Bach and Brown set up the AJRC around four main areas of study:
- Community safety
- Land justice
- Housing and community stability
- Health justice
- Land justice issues present some of the most characteristic regional issues.
“A central problem in Appalachia,” says Bach, “is, who owns the land? Often lands are owned by external folks with the value being extracted through lumber, coal and now fracking. Because of unstable titles and the generational dividing up of parcels, family members own 1/18th, 1/16th of the land without legal instruments. They are vulnerable to developers, and it’s difficult for a person to capitalize on the ownership.”
In the Clearfork Valley in Northeast Tennessee, the AJRC is conducting multidisciplinary research projects in collaboration with community partners like the Woodland Community Land Trust and Southern Connected Communities Project to address the quandaries of land use and empower rural communities. How, for example, might former coal mine sites be reclaimed in a way that supports both the environment and the economic needs of the communities in the region?
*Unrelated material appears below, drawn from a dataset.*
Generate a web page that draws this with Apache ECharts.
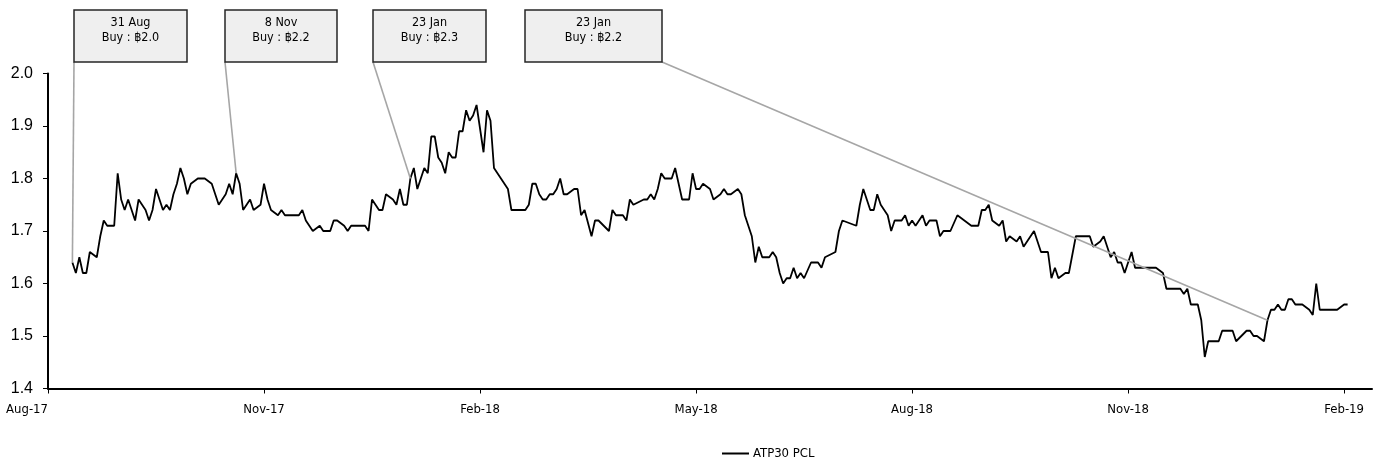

Landscape Design Assistant Professor Scottie McDaniel is working with graduate students to propose alternative methods of land use in the valley. Geography and Sustainability Assistant Professor Gabe Schwartzman is collaborating with Tennessee Appalachian Communities in his research in energy-transition landscapes.
Two other land-use projects pertain to the proposed siting of a federal medium-security prison in Letcher County, Kentucky, and two prisons sited in Wise County, Virginia.
In Letcher County, the federal comment period was last spring.
“Folks in Letcher County who are interested in land use reached out to us,” says Brown.
With empirical research, Sociology Assistant Professor Lindsay Shade and advisory board members Sylvia Ryerson and Judah Schept are researching whether the prison, slated to cost a half a billion dollars, is the best use of the land for empowering the local economy against other social costs on the community.